In some countries, banks are forming partnerships with multiple telecommunications companies. “The mobile money network we now have in place, through partnerships with four different telecoms companies in Ghana, has enabled us to extend our services to reach customers in every part of the country,” Owureku Osare, Ecobank’s head of transaction banking in Ghana, told Africa Renewal.
There are increasing signs that traditional banking and other financial services are adapting to this new technology and new market. Banks offering mobile money services are encouraging people who may have some money left over from remittances to hold it in “mobile wallets,” basic electronic accounts linked to a mobile phone.
“By making it easy for unbanked people to hold money in the mobile wallets linked to their mobile phone numbers, the hope is that eventually the money will find itself in an actual bank account,” explains Mr. Osare. In May, Ecobank introduced a mobile savings account that can be linked to a mobile wallet for customers in West Africa.
Last year M-Pesa formed one of the first partnerships in which a telecoms company and bank teamed up to offer a basic interest-earning savings account, known as the M-Kesho M-Pesa Equity Account. By mobile phone, an M-Pesa user can move money from an M-Pesa mobile wallet to an interest-bearing electronic M-Kesho account, held with Equity Bank.
According to a 2010 report by the Bill and Melinda Gates Foundation, M-Kesho attracted 455,000 new account holders within its first three months, taking off at a faster rate than the M-Pesa service itself had in its earliest stages. In addition to providing a full virtual account managed from a user’s cell phone, M-Pesa offers the M-Kesho account holder the opportunity to take out a microloan after several months.
Beyond savings accounts and microloans, banks have also begun introducing prepaid debit cards and insurance services to this new market. Insurance policies that cover funeral costs are now an important financial service in many African markets, but so far they have usually been confined to cities, according to MTN’s Mr. Verkade.
With mobile money transactions catching on rapidly in Ghana, Hollard Insurance and Mobile Financial Services Africa joined with MTN in early 2011 to launch mi-Life, a mobile “micro-insurance” service available by mobile phone. “These insurance services make complete use of our technology, so that the entire registration process also happens over the mobile phone,” Mr. Verkade explains.
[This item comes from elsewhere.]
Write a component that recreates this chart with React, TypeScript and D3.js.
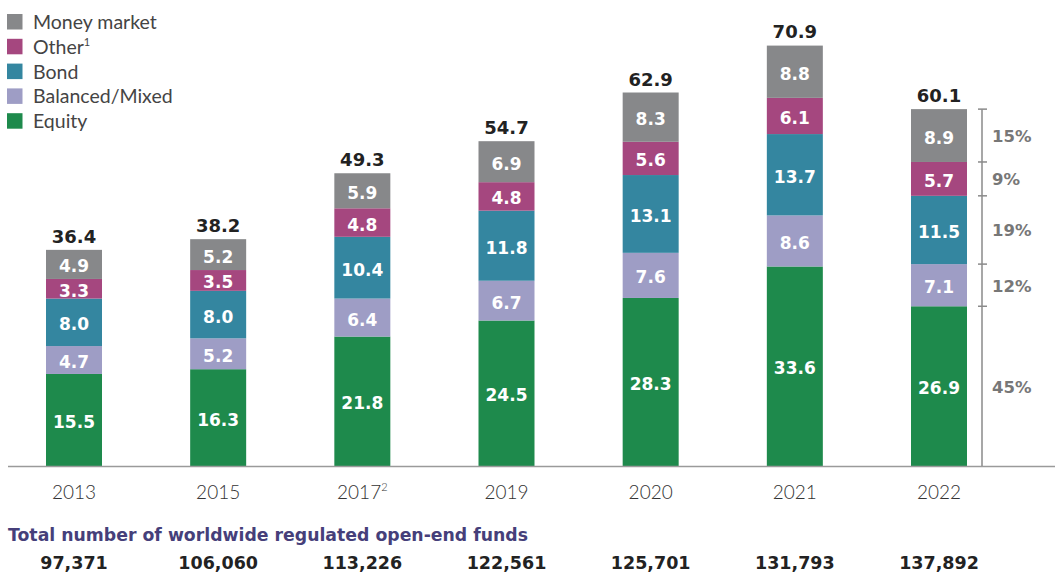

Another logical step is to move more in the direction of “cash-lite” — transactions that eliminate or greatly reduce cash in the money transfer system, says Mr. Matthewman. “We’re beginning to see that already, where you can buy your prepaid airtime on an M-Pesa phone and send the airtime to another phone user, eliminating the need for paying in cash.” In that way, a remittance sender could send prepaid airtime to a recipient, who in turn could exchange the airtime directly for goods or services at participating retail shops.